3. Drizzle with the glaze and serve.
I’m not sure if anyone else has this problem—but from time to time, my bread flops. It fails to rise. And it’s the worst feeling ever. I’m embarrassed to say that I used to boil water before pouring it over yeast. Needless to say I killed the yeast. Big time.
Luckily, I’ve learned a thing or two since. So to ease your bread making, yeast rising fears, I made a video. Just humor me. This is my first video making attempt. Definitely a faux and not a pro when it comes to this.
How to proof yeast 1. According to your recipe, add warm liquid (s) to bowl. It should between 110°-115°. Use a thermometer to be sure. When you get more comfortable, you can ditch the thermometer. I hold my hand just above the water to detect warmth. You want it to be warm but not hot. I’m not a mom yet, but I imagine the baby bottle squirt on wrist technique will work for this as well.

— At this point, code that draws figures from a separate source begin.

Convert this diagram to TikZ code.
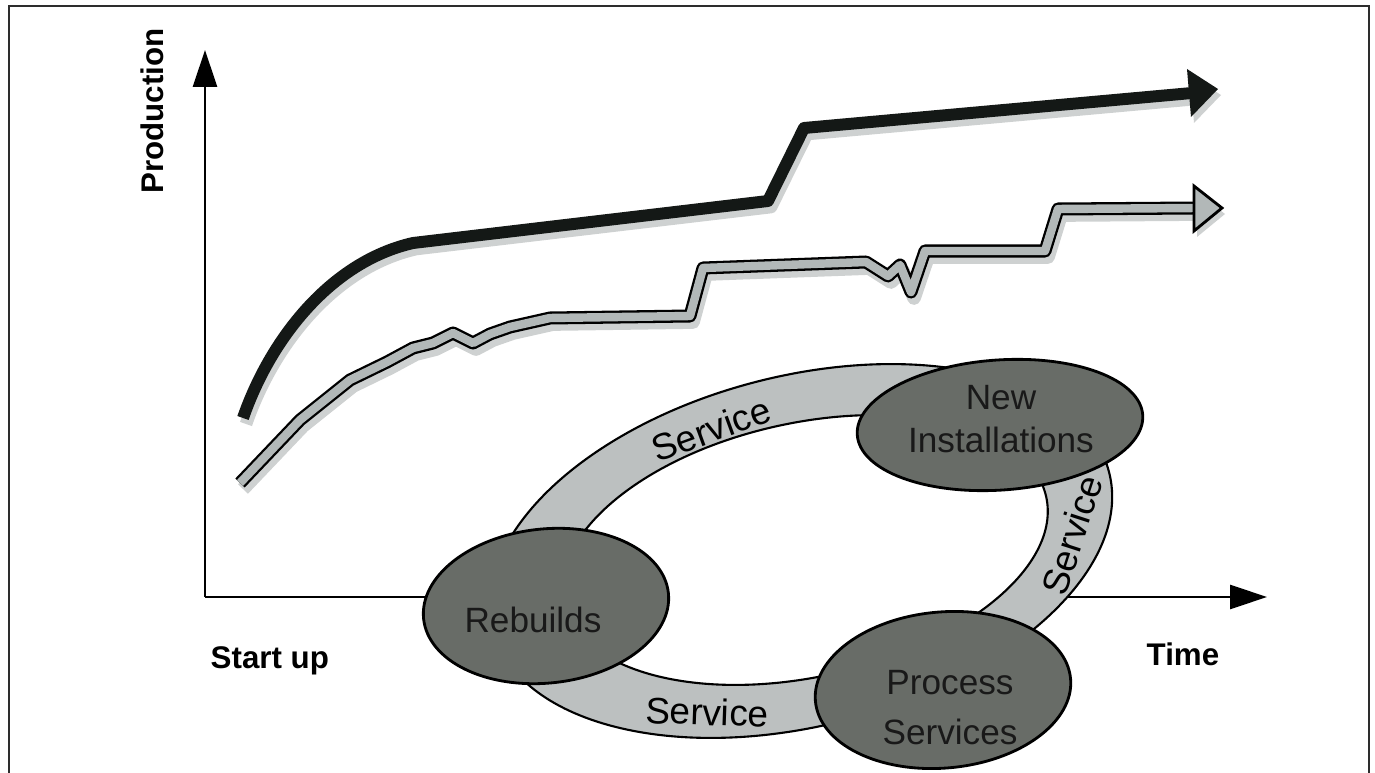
\documentclass[tikz,border=0pt]{standalone}
\usepackage{fontspec}
\setmainfont{Liberation Sans}
\usetikzlibrary{arrows.meta,shapes.geometric}

\definecolor{hubfill}{RGB}{104,108,103}
\definecolor{ringfill}{RGB}{188,192,192}
\definecolor{runfill}{RGB}{178,184,184}
\definecolor{shadowgray}{RGB}{206,209,209}
\definecolor{runblack}{RGB}{20,24,22}
\definecolor{framegray}{RGB}{45,45,45}

% upper production run (black) and lower run (outlined grey)
\newcommand\upperrun{(243,418) .. controls (270,340) and (330,262) .. (413,243) -- (768,201) -- (804,128) -- (1192,93)}
\newcommand\lowerrun{(240,483) -- (300,420) -- (350,380) -- (387,362) -- (413,348) -- (433,343) -- (453,333) -- (473,343) -- (490,334) -- (510,327) -- (550,318) -- (690,316) -- (703,268) -- (866,262) -- (888,276) -- (900,265) -- (911,292) -- (925,251) -- (1045,251) -- (1058,209) -- (1196,208)}

\begin{document}
\begin{tikzpicture}[x=0.01cm, y=-0.01cm,
  framepen/.style={draw=framegray, line width=0.6pt},
  axispen/.style={draw=black, line width=0.85pt, -{Triangle[length=10.5pt, width=6.8pt]}},
  axislabel/.style={font=\fontsize{8.9}{10}\selectfont\bfseries, inner sep=0pt},
  hub/.style={shape=ellipse, draw=black, line width=0.8pt, fill=hubfill, inner sep=0pt},
  hubtext/.style={font=\fontsize{10}{12.2}\selectfont, text=black!90, align=center, inner sep=0pt},
  ringpen/.style={draw=black, line width=0.6pt},
  ringlabel/.style={font=\fontsize{10.5}{12}\selectfont, inner sep=0pt},
  shadowpen/.style={draw=shadowgray, line join=round}
]
\useasboundingbox (0,0) rectangle (1375,773);

% open frame
\draw[framepen] (9,773) -- (9,6) -- (1369,6) -- (1369,773);

% axes
\coordinate (O) at (205,597);
\coordinate (ytip) at (205,50);
\coordinate (xtip) at (1267,597);
\draw[axispen] (O) -- (ytip);
\draw[axispen] (O) -- (xtip);

\node[axislabel, rotate=90] (prod) at (152,111) {Production};
\node[axislabel, anchor=base west] (start) at (210,668) {Start up};
\node[axislabel, anchor=base west] (time) at (1146,665) {Time};

% shadows of the two runs
\draw[shadowpen, line width=3.6pt, shift={(3,6)}] \upperrun;
\fill[shadowgray, shift={(3,6)}] (1187,69) -- (1218,89) -- (1191,117) -- cycle;
\draw[shadowpen, line width=3.9pt, shift={(3,6)}] \lowerrun;
\fill[shadowgray, shift={(3,6)}] (1194,186) -- (1222,208) -- (1194,231) -- cycle;

% upper run
\draw[runblack, line width=3.4pt, line join=round] \upperrun;
\fill[runblack] (1187,69) -- (1218,89) -- (1191,117) -- cycle;

% lower run
\draw[black, line width=3.7pt, line join=round] \lowerrun;
\draw[runfill, line width=2.4pt, line join=round] \lowerrun;
\filldraw[fill=runfill, draw=black, line width=0.8pt, line join=miter] (1194,186) -- (1222,208) -- (1194,231) -- cycle;

% service ring
\draw[ringpen, fill=ringfill, rotate around={14.3:(801,551)}] (801,551) ellipse [x radius=318, y radius=175];
\draw[ringpen, fill=white, rotate around={12.4:(805,550)}] (805,550) ellipse [x radius=247, y radius=127];

\node[ringlabel, rotate=20] (svtop) at (711,429) {Service};
\node[ringlabel, rotate=-2] (svbot) at (707,712) {Service};
\node[ringlabel, rotate=72] (svright) at (1072,535) {Service};

% business areas
\node[hub, rotate=6, minimum width=2.46cm, minimum height=1.54cm] (reb) at (546,606) {};
\node[hubtext] (rebtext) at (533,620) {Rebuilds};

\node[hub, rotate=4, minimum width=2.86cm, minimum height=1.30cm] (newi) at (1000,425) {};
\node[hubtext] (newitext) at (1001,419) {New\\Installations};

\node[hub, rotate=5, minimum width=2.56cm, minimum height=1.56cm] (proc) at (943,690) {};
\node[hubtext, font=\fontsize{10}{14.2}\selectfont] (proctext) at (950,708) {Process\\Services};
\end{tikzpicture}
\end{document}
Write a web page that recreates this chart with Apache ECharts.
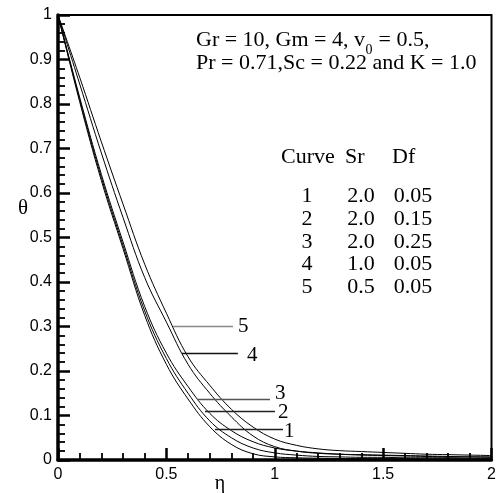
<!DOCTYPE html>
<html><head><meta charset="utf-8">
<script src="https://cdn.jsdelivr.net/npm/echarts@6/dist/echarts.min.js"></script>
<style>html,body{margin:0;padding:0;background:#fff}#c{width:502px;height:493px}</style>
</head><body><div id="c"></div>
<script>
// ---- data ----
const etaValues = [0, 0.1, 0.2, 0.3, 0.4, 0.5, 0.6, 0.7, 0.8, 0.9, 1.0, 1.1, 1.2, 1.3, 1.4, 1.5, 1.6, 1.7, 1.8, 1.9, 2.0];
const curve1 = [1, 0.805, 0.628, 0.475, 0.325, 0.215, 0.137, 0.075, 0.035, 0.014, 0.007, 0.005, 0.004, 0.0035, 0.003, 0.003, 0.003, 0.0025, 0.0025, 0.002, 0.002];
const curve2 = [1, 0.81, 0.635, 0.482, 0.335, 0.228, 0.15, 0.088, 0.05, 0.027, 0.016, 0.011, 0.008, 0.007, 0.006, 0.006, 0.005, 0.005, 0.005, 0.004, 0.004];
const curve3 = [1, 0.815, 0.642, 0.49, 0.345, 0.24, 0.165, 0.105, 0.066, 0.041, 0.027, 0.02, 0.016, 0.013, 0.011, 0.01, 0.009, 0.008, 0.007, 0.007, 0.006];
const curve4 = [1, 0.845, 0.69, 0.545, 0.41, 0.31, 0.215, 0.15, 0.097, 0.054, 0.03, 0.02, 0.015, 0.013, 0.012, 0.011, 0.01, 0.009, 0.008, 0.007, 0.007];
const curve5 = [1, 0.86, 0.715, 0.575, 0.44, 0.33, 0.232, 0.168, 0.114, 0.074, 0.047, 0.033, 0.025, 0.021, 0.019, 0.017, 0.015, 0.013, 0.012, 0.011, 0.01];
const curveIds = ['1', '2', '3', '4', '5'];
const srValues = ['2.0', '2.0', '2.0', '1.0', '0.5'];
const dfValues = ['0.05', '0.15', '0.25', '0.05', '0.05'];
// leader lines for curve labels (data coordinates)
const leaderY = [0.0697, 0.1085, 0.137, 0.241, 0.3];
const leaderX0 = [0.724, 0.678, 0.641, 0.572, 0.531];
const leaderX1 = [1.038, 1.001, 0.978, 0.830, 0.807];
const xTicks = [0, 0.5, 1, 1.5, 2];
const yTicks = [0, 0.1, 0.2, 0.3, 0.4, 0.5, 0.6, 0.7, 0.8, 0.9, 1];

const SERIF = '"Liberation Serif", "Times New Roman", serif';
const SANS = '"Liberation Sans", Arial, sans-serif';
const curves = [curve1, curve2, curve3, curve4, curve5];
const leaderColors = ['#222', '#222', '#555', '#111', '#888'];
const labelDist = [1, 3, 5, 9, 5];
const labelOffY = [3, 1, -6, 3, 0];

const series = curves.map((c, i) => ({
  type: 'line',
  name: 'Curve ' + curveIds[i],
  data: etaValues.map((x, k) => [x, c[k]]),
  showSymbol: false,
  smooth: 0.4,
  lineStyle: { color: '#000', width: 1 },
  silent: true,
  z: 3,
  markLine: {
    silent: true,
    symbol: ['none', 'none'],
    animation: false,
    lineStyle: { type: 'solid', color: leaderColors[i], width: 1.3 },
    label: {
      show: true, position: 'end', formatter: curveIds[i],
      distance: labelDist[i], offset: [0, labelOffY[i]],
      fontFamily: SERIF, fontSize: 21, color: '#000'
    },
    data: [[{ coord: [leaderX0[i], leaderY[i]] }, { coord: [leaderX1[i], leaderY[i]] }]]
  }
}));

const chart = echarts.init(document.getElementById('c'), null, { renderer: 'canvas' });

// measure for subscript placement
const ctx = document.createElement('canvas').getContext('2d');
const HF = 22;
ctx.font = HF + 'px ' + SERIF;
const hx = 196;
const part1 = 'Gr = 10, Gm = 4, v';
const w1 = ctx.measureText(part1).width;
ctx.font = '14px ' + SERIF;
const ws = ctx.measureText('0').width;
const mid = (t, x, y) => ({ type: 'text', x: x, y: y, style: { text: t, font: HF + 'px ' + SERIF, fill: '#000', align: 'center', verticalAlign: 'middle' } });
const leftText = (t, x, y, font) => ({ type: 'text', x: x, y: y, style: { text: t, font: font || (HF + 'px ' + SERIF), fill: '#000', align: 'left', verticalAlign: 'middle' } });

const graphics = [
  leftText(part1, hx, 40),
  leftText('0', hx + w1 + 0.5, 50, '14px ' + SERIF),
  leftText(' = 0.5,', hx + w1 + ws + 1, 40),
  leftText('Pr = 0.71,Sc = 0.22 and K = 1.0', hx, 63),
  leftText('Curve', 281, 157),
  leftText('Sr', 345, 157),
  leftText('Df', 392, 157),
  { type: 'text', x: 23, y: 208, style: { text: 'θ', font: '21px ' + SERIF, fill: '#000', align: 'center', verticalAlign: 'middle' } },
  { type: 'text', x: 220, y: 484, style: { text: 'η', font: '20px ' + SERIF, fill: '#000', align: 'center', verticalAlign: 'middle' } }
];
const rowY0 = 196.7, rowDY = 22.6;
curveIds.forEach((id, i) => {
  const y = rowY0 + i * rowDY;
  graphics.push(mid(id, 307, y), mid(srValues[i], 361, y), mid(dfValues[i], 413, y));
});

chart.setOption({
  animation: false,
  backgroundColor: '#fff',
  grid: { left: 58, right: 10.5, top: 15, bottom: 33, show: true, borderColor: '#000', borderWidth: 2, backgroundColor: 'transparent' },
  xAxis: {
    type: 'value', min: 0, max: 2, interval: 0.5,
    axisLine: { show: true, onZero: false, lineStyle: { color: '#000', width: 3.5 } },
    axisTick: { show: true, inside: true, length: 12, lineStyle: { color: '#000', width: 2.5 } },
    minorTick: { show: true, splitNumber: 5, length: 7, lineStyle: { color: '#000', width: 1.8 } },
    splitLine: { show: false },
    axisLabel: { color: '#000', fontFamily: SANS, fontSize: 16, margin: 7,
      formatter: v => { const t = xTicks.find(u => Math.abs(u - v) < 1e-9); return t === undefined ? '' : String(t); } }
  },
  yAxis: {
    type: 'value', min: 0, max: 1, interval: 0.1,
    axisLine: { show: true, onZero: false, lineStyle: { color: '#000', width: 3.5 } },
    axisTick: { show: true, inside: true, length: 12, lineStyle: { color: '#000', width: 2.5 } },
    minorTick: { show: true, splitNumber: 5, length: 7, lineStyle: { color: '#000', width: 1.8 } },
    splitLine: { show: false },
    axisLabel: { color: '#000', fontFamily: SANS, fontSize: 16, margin: 6,
      formatter: v => { const t = yTicks.find(u => Math.abs(u - v) < 1e-9); return t === undefined ? '' : String(t); } }
  },
  series: series,
  graphic: graphics
});
</script>
</body></html>
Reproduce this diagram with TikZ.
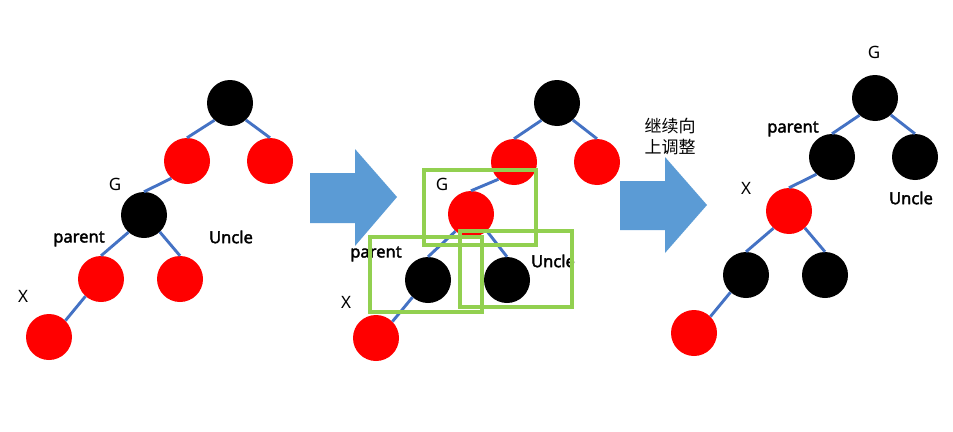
\documentclass[tikz,border=0pt]{standalone}
\usepackage{fontspec}
\setmainfont{Noto Sans CJK SC}
\newfontfamily\labfont{Noto Sans}
\newfontfamily\semifont[FakeBold=2.2]{Noto Sans}
\begin{document}
\begin{tikzpicture}[x=1pt,y=-1pt]
\definecolor{gboxc}{HTML}{92D050}
\definecolor{arrowc}{HTML}{5B9BD5}
\definecolor{edgec}{HTML}{4472C4}
\tikzset{
  rb/.style={circle,fill=red,minimum size=46pt,inner sep=0pt},
  bb/.style={circle,fill=black,minimum size=46pt,inner sep=0pt},
  edge/.style={draw=edgec,line width=2.9pt},
  lbl/.style={font=\labfont\fontsize{17}{19}\selectfont,inner sep=0pt},
  blbl/.style={font=\semifont\fontsize{16.5}{19}\selectfont,inner sep=0pt},
  gbox/.style={draw=gboxc,line width=3.8pt},
  bigarrow/.style={fill=arrowc}}
\useasboundingbox (0,0) rectangle (953,431);
% ---------- tree 1 ----------
\node[bb] (a1) at (230,103) {};
\node[rb] (a2) at (187,161) {};
\node[rb] (a3) at (270,161) {};
\node[bb] (a4) at (144,215) {};
\node[rb] (a5) at (101,279) {};
\node[rb] (a6) at (180,279) {};
\node[rb] (a7) at (49,337) {};
\draw[edge] (a1.-132) -- (a2.north);
\draw[edge] (a1.-47) -- (a3.north);
\draw[edge] (a2.-132) -- (a4.north);
\draw[edge] (a4.-132) -- (a5.north);
\draw[edge] (a4.-47) -- (a6.north);
\draw[edge] (a5.-132) -- (a7.45);
\node[lbl] (a4l) at (115,184) {G};
\node[blbl] (a5l) at (79,239) {parent};
\node[blbl] (a6l) at (231,237) {Uncle};
\node[lbl] (a7l) at (23,296) {X};
% ---------- arrow 1 ----------
\fill[bigarrow] (310,173) -- (355,173) -- (355,149) -- (397,197) -- (355,246) -- (355,223) -- (310,223) -- cycle;
% ---------- tree 2 ----------
\node[bb] (b1) at (557,103) {};
\node[rb] (b2) at (514,162) {};
\node[rb] (b3) at (597,162) {};
\node[rb] (b4) at (471,214) {};
\node[bb] (b5) at (428,280) {};
\node[bb] (b6) at (507,280) {};
\node[rb] (b7) at (376,338) {};
\draw[edge] (b1.-132) -- (b2.north);
\draw[edge] (b1.-47) -- (b3.north);
\draw[edge] (b2.-132) -- (b4.north);
\draw[edge] (b4.-132) -- (b5.north);
\draw[edge] (b4.-47) -- (b6.north);
\draw[edge] (b5.-132) -- (b7.45);
\node[lbl] (b4l) at (442,184) {G};
\node[blbl] (b5l) at (376,254) {parent};
\node[blbl] (b6l) at (553,261) {Uncle};
\node[lbl] (b7l) at (346,302) {X};
\draw[gbox] (424,170) rectangle (536,245);
\draw[gbox] (370,237) rectangle (482,312);
\draw[gbox] (460,231) rectangle (572,307);
% ---------- arrow 2 ----------
\fill[bigarrow] (620,181) -- (665,181) -- (665,157) -- (707,205) -- (665,253) -- (665,230) -- (620,230) -- cycle;
\node[font=\fontsize{17}{21}\selectfont,align=center,inner sep=0pt] (txt) at (670,137) {继续向\\上调整};
% ---------- tree 3 ----------
\node[bb] (c1) at (875,98) {};
\node[bb] (c2) at (832,157) {};
\node[bb] (c3) at (915,157) {};
\node[rb] (c4) at (789,211) {};
\node[bb] (c5) at (746,275) {};
\node[bb] (c6) at (825,275) {};
\node[rb] (c7) at (694,333) {};
\draw[edge] (c1.-132) -- (c2.north);
\draw[edge] (c1.-47) -- (c3.north);
\draw[edge] (c2.-132) -- (c4.north);
\draw[edge] (c4.-132) -- (c5.north);
\draw[edge] (c4.-47) -- (c6.north);
\draw[edge] (c5.-132) -- (c7.45);
\node[lbl] (c1l) at (874,52) {G};
\node[blbl] (c2l) at (793,129) {parent};
\node[lbl] (c4l) at (746,188) {X};
\node[blbl] (c3l) at (911,198) {Uncle};
\end{tikzpicture}
\end{document}
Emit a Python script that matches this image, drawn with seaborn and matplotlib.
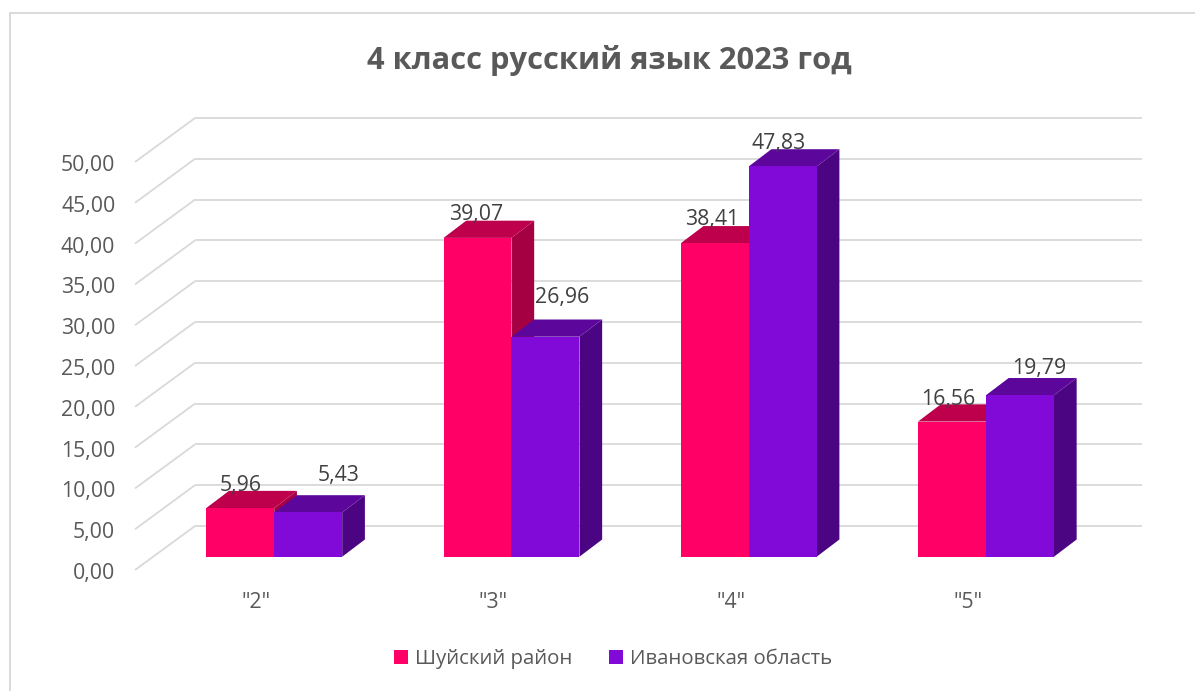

2. Add a pinch of sugar to the liquid whether the recipe calls for it or not. Sugar feeds the yeast and helps it to grow. If the recipe calls for sugar, only add a pinch during this step.
3. Pour yeast into bowl. Give it a little stir and watch it proof or foam. Bubbles will begin to appear on the surface. This takes 5-10 minutes.
4. Use yeast mixture according to recipe.
Why proof? Proofing allows you to make sure the yeast is active before you add it to the rest of the ingredients. If it fails to proof, start over. Most likely you’ve only wasted water and a pinch of sugar.
Give it a try with the Brioche Burger Buns recipe. I wish you great success in your bread rising adventures!